On the contrary, the authors found that since instating a citywide higher minimum wage indexed to inflation ten years ago, San Francisco's employment growth has surpassed nearly all its surrounding counties. From 2004 to 2011, private employment grew 5.6 percent in San Francisco and 3 percent in Santa Clara County while falling 4.4 percent overall in other Bay Area counties. Furthermore, food service employment grew by 17.7 percent in San Francisco, while Santa Clara County saw only 13.1 and other counties saw 13.2 growth.

"Every time one of these laws was debated some people said this policy would hurt the economy and kill jobs -- and every time they were wrong," author Miranda Dietz said of San Francisco's mandates to raise pay, improve benefits and expand workers' health care access. "The sky-will-fall admonitions from opponents never materialized, as the laws did not hurt employment at all."

The authors explain that raising wages helped companies save money due to the resulting reduced employee turnover. At San Francisco International Airport, which pays workers an $11.24 minimum wage, turnover decreased 60 percent from 2004 to 2011.

The book's findings are especially relevant after Obama announced his 2015 budget proposal Tuesday and urged Congress to pass his proposed minimum wage during a speech in Connecticut the following day.

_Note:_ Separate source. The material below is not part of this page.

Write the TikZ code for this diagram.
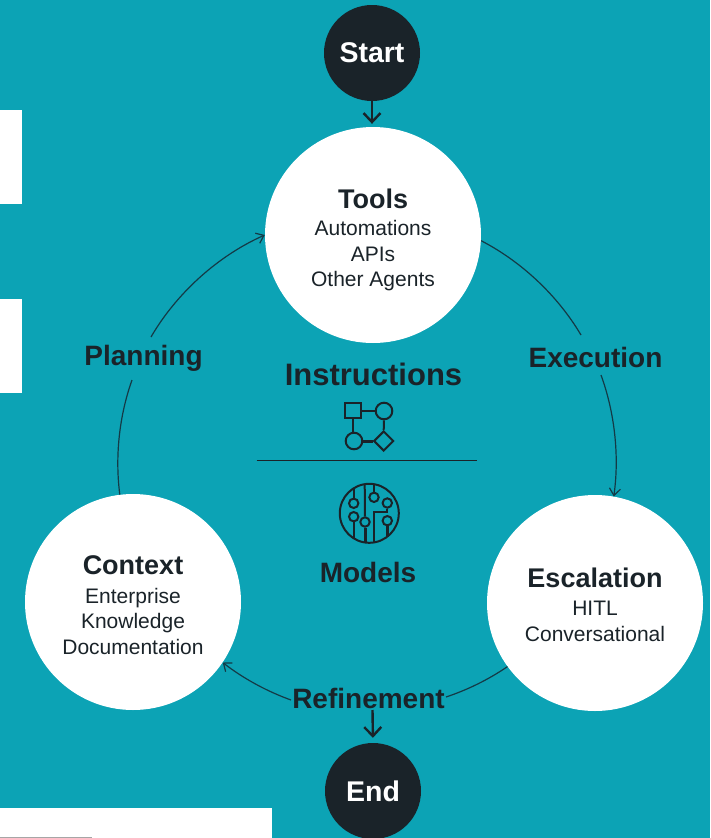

"Washington's inaction and the decrease in workers covered by a union contract have made cities' role in raising labor standards more important than ever," author Michael Reich said. "More work needs to be done, but San Francisco has created a viable model for other cities, states and the federal government to combat the growing spread of low-wage work, economic insecurity and income inequality that threatens America's economic future."